STOPMOTION

STOPMOTION

(director/writer: Robert Morgan; screenwriter: Robin King; cinematographer: Leo Hinstin; editor: Aurora Vogeli; music: Lola de la Mata; cast: Aisling Franciosi (Ella Blake), Stella Gonet (Suzanne Blake), Tom York (Tom), Caoilinn Springall (Little Girl), Therica Wilson-Read (Polly), James Swanton (The Ash Man), Jaz Hutchins (Bret), Joshua J Parker (Will); Runtime: 93; MPAA Rating: R; producers: Alain de la Mata, Christopher Granier-Deferre; IFC/Shudder; 2024-UK)
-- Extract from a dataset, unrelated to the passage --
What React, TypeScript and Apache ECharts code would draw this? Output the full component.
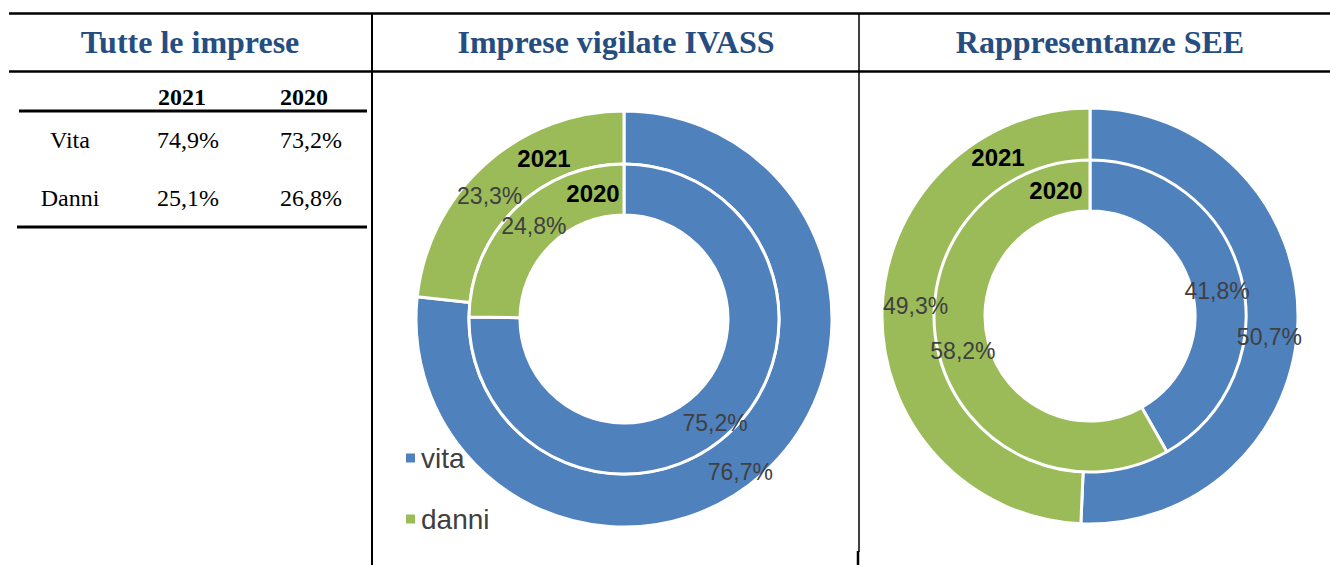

“A sinister tale leading to madness.”

Reviewed by Dennis Schwartz

 English animator Robert Morgan, known for his weird short films like “Bobby Yeah,” directs and co-writes his weird first feature film with Robin King. The partly animated scary horror pic mixes live-action with stop-motion animated-creatures, and provides a disturbing premise that’s played out as a sinister tale leading to madness.
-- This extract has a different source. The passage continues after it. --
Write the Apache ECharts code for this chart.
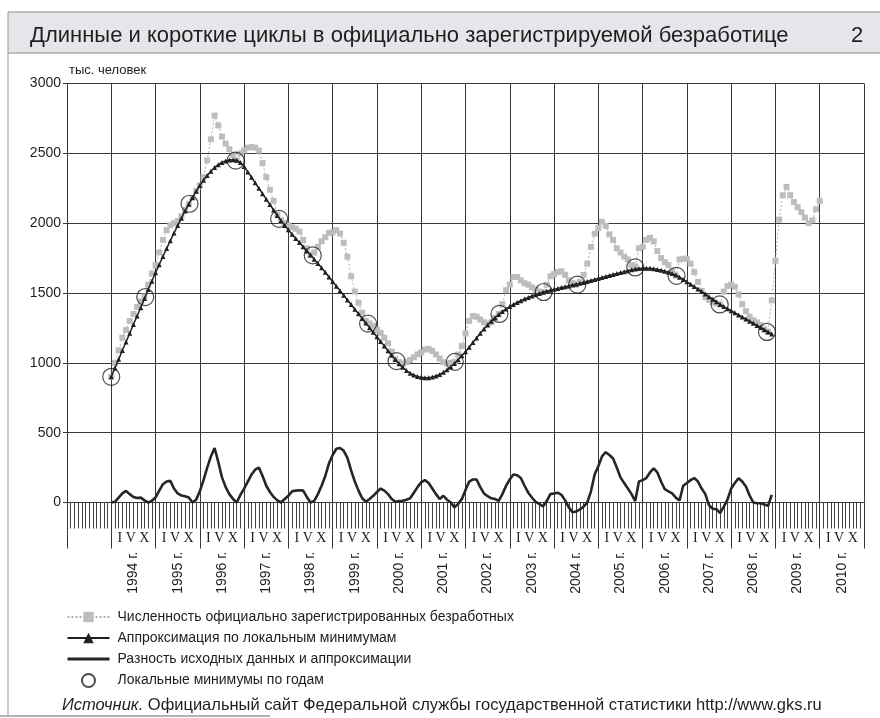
<!DOCTYPE html>
<html>
<head>
<meta charset="utf-8">
<script src="https://cdn.jsdelivr.net/npm/echarts@6/dist/echarts.min.js"></script>
<style>
  html, body { margin: 0; padding: 0; background: #fff; }
  #main { width: 880px; height: 718px; }
</style>
</head>
<body>
<div id="main"></div>
<script>
// столбцы по годам (1993 - пустой столбец слева)
var years = ['1993', '1994', '1995', '1996', '1997', '1998', '1999', '2000', '2001',
  '2002', '2003', '2004', '2005', '2006', '2007', '2008', '2009', '2010'];
var monthMarks = 'I V X';
var firstMonth = 12; // январь 1994 г. от начала оси (январь 1993 г.)

// численность официально зарегистрированных безработных, тыс. чел., с января 1994 г.
var unemployed = [
  900, 1000, 1090, 1180, 1235, 1300, 1350, 1400, 1440, 1475, 1560, 1640,
  1700, 1790, 1880, 1950, 1985, 2000, 2015, 2050, 2095, 2136, 2180, 2230,
  2270, 2330, 2450, 2600, 2770, 2700, 2620, 2570, 2530, 2490, 2450, 2500,
  2520, 2540, 2545, 2540, 2520, 2430, 2330, 2240, 2160, 2060, 2020, 2000,
  1985, 1970, 1960, 1940, 1880, 1820, 1772, 1790, 1830, 1870, 1900, 1930,
  1935, 1950, 1925, 1860, 1760, 1620, 1510, 1430, 1360, 1300, 1282, 1265,
  1235, 1215, 1180, 1140, 1080, 1025, 1005, 995, 1005, 1020, 1040, 1060,
  1075, 1095, 1100, 1085, 1060, 1030, 1005, 995, 1000, 1007, 1060, 1120,
  1210, 1300, 1335, 1330, 1310, 1290, 1280, 1290, 1320, 1350, 1420, 1520,
  1560, 1615, 1615, 1590, 1570, 1560, 1540, 1525, 1510, 1505, 1560, 1620,
  1635, 1650, 1655, 1630, 1590, 1570, 1560, 1580, 1630, 1710, 1830, 1925,
  1965, 2010, 1980, 1920, 1880, 1820, 1790, 1760, 1740, 1700, 1690, 1820,
  1830, 1880, 1895, 1870, 1800, 1750, 1720, 1700, 1660, 1625, 1740, 1745,
  1745, 1710, 1650, 1580, 1515, 1470, 1450, 1435, 1425, 1418, 1510, 1550,
  1560, 1545, 1490, 1420, 1370, 1330, 1305, 1290, 1270, 1240, 1222, 1447,
  1731, 2026, 2200, 2260, 2200, 2151, 2115, 2079, 2040, 2000, 2020, 2100,
  2160
];

// аппроксимация по локальным минимумам, 1994-2008
var approx = [
  900, 963, 1025, 1088, 1150, 1212, 1274, 1335, 1395, 1460, 1525, 1585,
  1645, 1703, 1761, 1818, 1874, 1929, 1983, 2036, 2087, 2136, 2183, 2228,
  2270, 2308, 2342, 2372, 2398, 2419, 2435, 2446, 2452, 2454, 2450, 2435,
  2405, 2367, 2328, 2289, 2250, 2211, 2172, 2133, 2094, 2055, 2018, 1984,
  1952, 1921, 1891, 1861, 1831, 1801, 1772, 1742, 1711, 1680, 1648, 1615,
  1582, 1549, 1516, 1483, 1450, 1417, 1384, 1351, 1318, 1285, 1252, 1219,
  1186, 1153, 1120, 1087, 1054, 1023, 994, 968, 945, 926, 912, 902,
  896, 893, 894, 898, 906, 917, 932, 950, 970, 995, 1022, 1050,
  1080, 1112, 1145, 1178, 1211, 1242, 1271, 1298, 1323, 1346, 1367, 1386,
  1403, 1418, 1432, 1445, 1457, 1468, 1478, 1488, 1497, 1505, 1512, 1519,
  1526, 1533, 1539, 1545, 1551, 1557, 1563, 1569, 1576, 1583, 1590, 1597,
  1604, 1611, 1618, 1625, 1632, 1639, 1646, 1653, 1660, 1666, 1671, 1675,
  1677, 1678, 1677, 1674, 1669, 1663, 1656, 1648, 1639, 1629, 1613, 1597,
  1580, 1563, 1546, 1528, 1510, 1492, 1474, 1456, 1437, 1418, 1403, 1388,
  1373, 1358, 1343, 1328, 1313, 1298, 1283, 1268, 1253, 1237, 1221, 1206
];

// разность исходных данных и аппроксимации
var residual = [
  0, 5, 35, 65, 83, 60, 40, 32, 35, 15, 0, 12,
  36, 85, 131, 150, 155, 100, 65, 50, 45, 36, 0, 20,
  80, 160, 250, 330, 390, 290, 180, 110, 60, 25, 0, 55,
  100, 150, 200, 235, 250, 190, 120, 75, 40, 15, 0, 25,
  48, 80, 85, 88, 85, 40, 0, 12, 60, 120, 190, 280,
  340, 385, 390, 370, 320, 230, 150, 85, 30, 5, 25, 48,
  75, 100, 85, 60, 25, 5, 10, 12, 20, 30, 70, 110,
  145, 160, 140, 100, 60, 25, 48, 20, 0, -35, -10, 24,
  90, 150, 165, 165, 110, 65, 45, 30, 25, 12, 60, 120,
  165, 200, 195, 175, 120, 70, 36, 5, -10, -29, 10, 60,
  65, 70, 55, 15, -35, -70, -65, -50, -30, 0, 80, 200,
  260, 330, 360, 340, 315, 250, 180, 140, 100, 60, 10, 150,
  160, 175, 215, 245, 215, 150, 95, 80, 65, 35, 14, 120,
  140, 160, 175, 150, 100, 60, -20, -45, -48, -75, -30, 20,
  100, 140, 174, 150, 114, 50, 0, -5, -5, -15, -24, 55
];

// локальные минимумы по годам: месяц от января 1994 г. и значение
var minMonths = [0, 9.2, 21.2, 33.7, 45.5, 54.6, 69.6, 77.3, 93.1, 105.2, 117.2, 126.3, 142, 153.2, 164.9, 177.7];
var minValues = [900, 1471, 2139, 2448, 2031, 1769, 1281, 1012, 1007, 1350, 1507, 1560, 1683, 1623, 1418, 1221];

var FONT = '"Liberation Sans", Arial, sans-serif';
var INK = '#1e1e1e';
var GRID = '#3a3a3a';

var names = [
  'Численность официально зарегистрированных безработных',
  'Аппроксимация по локальным минимумам',
  'Разность исходных данных и аппроксимации',
  'Локальные минимумы по годам'
];

function toPoints(arr) {
  return arr.map(function (v, i) { return [firstMonth + i, v]; });
}

var chart = echarts.init(document.getElementById('main'));
var option = {
  animation: false,
  backgroundColor: '#fff',
  graphic: [
    { type: 'rect', shape: { x: 8, y: 12, width: 872, height: 41 },
      style: { fill: '#e5e6ea', stroke: null }, z: -10 },
    { type: 'line', shape: { x1: 8, y1: 12, x2: 880, y2: 12 }, style: { stroke: '#8a8a8a', lineWidth: 1 } },
    { type: 'line', shape: { x1: 8, y1: 53, x2: 880, y2: 53 }, style: { stroke: '#8a8a8a', lineWidth: 1 } },
    { type: 'line', shape: { x1: 8, y1: 12, x2: 8, y2: 716 }, style: { stroke: '#9a9a9a', lineWidth: 1 } },
    { type: 'line', shape: { x1: 0, y1: 716, x2: 270, y2: 716 }, style: { stroke: '#9a9a9a', lineWidth: 1.5 } }
  ],
  title: [
    {
      text: 'Длинные и короткие циклы в официально зарегистрируемой безработице',
      left: 25, top: 20,
      textStyle: { fontFamily: FONT, fontSize: 22, fontWeight: 'normal', color: INK }
    },
    {
      text: '2', left: 846, top: 20,
      textStyle: { fontFamily: FONT, fontSize: 22, fontWeight: 'normal', color: INK }
    },
    {
      text: '{i|Источник.} Официальный сайт Федеральной службы государственной статистики http://www.gks.ru',
      left: 57, top: 692,
      textStyle: {
        fontFamily: FONT, fontSize: 16.5, fontWeight: 'normal', color: INK,
        rich: { i: { fontFamily: FONT, fontSize: 16.5, fontStyle: 'italic', color: INK } }
      }
    }
  ],
  grid: { left: 67, right: 16, top: 83.5, bottom: 215.5, containLabel: false },
  legend: {
    orient: 'vertical', left: 61, top: 605,
    itemWidth: 42, itemHeight: 13, itemGap: 7,
    textStyle: { fontFamily: FONT, fontSize: 14, color: INK, padding: [0, 0, 0, 3] },
    data: [
      names[0],
      names[1],
      { name: names[2], itemStyle: { opacity: 0 }, lineStyle: { width: 3 } },
      names[3]
    ]
  },
  xAxis: [
    {
      type: 'value', min: 0, max: 216, interval: 12,
      axisLine: { show: true, lineStyle: { color: GRID, width: 1 } },
      axisTick: { show: true, length: 46, lineStyle: { color: GRID, width: 1 } },
      minorTick: { show: true, splitNumber: 12, length: 26, lineStyle: { color: '#444', width: 1 } },
      axisLabel: { show: false },
      splitLine: { show: true, lineStyle: { color: GRID, width: 1 } }
    },
    {
      type: 'category', data: years, position: 'bottom', boundaryGap: true,
      axisLine: { show: false }, axisTick: { show: false }, splitLine: { show: false },
      axisLabel: {
        interval: 0, margin: 29, fontFamily: '"Liberation Serif", "DejaVu Serif", serif',
        fontSize: 14, color: INK,
        formatter: function (v) { return v === years[0] ? '' : monthMarks; }
      }
    },
    {
      type: 'category', data: years, position: 'bottom', boundaryGap: true,
      axisLine: { show: false }, axisTick: { show: false }, splitLine: { show: false },
      axisLabel: {
        interval: 0, margin: 49, rotate: 90, fontFamily: FONT, fontSize: 14, color: INK,
        formatter: function (v) { return v === years[0] ? '' : v + ' г.'; }
      }
    }
  ],
  yAxis: {
    type: 'value', min: 0, max: 3000, interval: 500,
    name: 'тыс. человек', nameLocation: 'end', nameGap: 7,
    nameTextStyle: { fontFamily: FONT, fontSize: 13, color: INK, align: 'left', padding: [0, 0, 0, 2] },
    axisLine: { show: true, lineStyle: { color: GRID, width: 1 } },
    axisTick: { show: true, length: 4, lineStyle: { color: GRID } },
    axisLabel: {
      fontFamily: FONT, fontSize: 14, color: INK, margin: 6,
      formatter: function (v) { return String(v); }
    },
    splitLine: { show: true, lineStyle: { color: GRID, width: 1 } }
  },
  series: [
    {
      name: names[0],
      type: 'line', xAxisIndex: 0, data: toPoints(unemployed),
      symbol: 'rect', symbolSize: 6, z: 3,
      itemStyle: { color: '#bdbdbd' },
      lineStyle: { color: '#b0b0b0', width: 1, type: [2, 2] }
    },
    {
      name: names[1],
      type: 'line', xAxisIndex: 0, data: toPoints(approx),
      symbol: 'triangle', symbolSize: 5, z: 4,
      itemStyle: { color: '#202020' },
      lineStyle: { color: '#202020', width: 1.5 }
    },
    {
      name: names[2],
      type: 'line', xAxisIndex: 0, data: toPoints(residual),
      symbol: 'none', clip: false, z: 4,
      itemStyle: { color: '#262626' },
      lineStyle: { color: '#262626', width: 2.6 }
    },
    {
      name: names[3],
      type: 'scatter', xAxisIndex: 0,
      data: minMonths.map(function (m, i) { return [firstMonth + m, minValues[i]]; }),
      symbol: 'circle', symbolSize: 17, z: 5,
      itemStyle: { color: 'rgba(255,255,255,0)', borderColor: '#202020', borderWidth: 1.2 }
    }
  ]
};
chart.setOption(option);
</script>
</body>
</html>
Morgan has been influenced by filmmakers like the Quay Brothers, which is especially telling in this suspenseful film that turns with a  twist into a wildly gory final act with the film’s main character cannibalizing her own body to sustain the repulsive figurines she’s filming in stop-motion.

The vulnerable stop-motion animator Ella Blake (Aisling Franciosi) is always trying to please her celebrated despotic stop-motion animator filmmaker mother (Stella Gonet). 

After mom’s stroke, hospitalization and death, Ella decides to finish mom’s last project, an animated puppet film about a cyclops, on her own.

She moves into an unoccupied apartment building and meets a strange 11-year-old girl (Caoilinn Springall) hanging around outside the building, where she might also live. The girl makes outlandish suggestions of how Ella should make the film into a fairy tale. The suggestions include using raw meat and mortician’s wax to make the puppets look more real. Following the little girl’s suggestions brings Ella down a dark path whereby reality and fantasy intersect, and her nightmarish visions drive her nuts so she can’t distinguish the difference between the desire to be creative and the urge to be destructive.

Morgan’s animated figures are a work of art, Franciosi’s mesmerizing performance is the glue that holds the film together, while the psychological part of the film is less than taxing.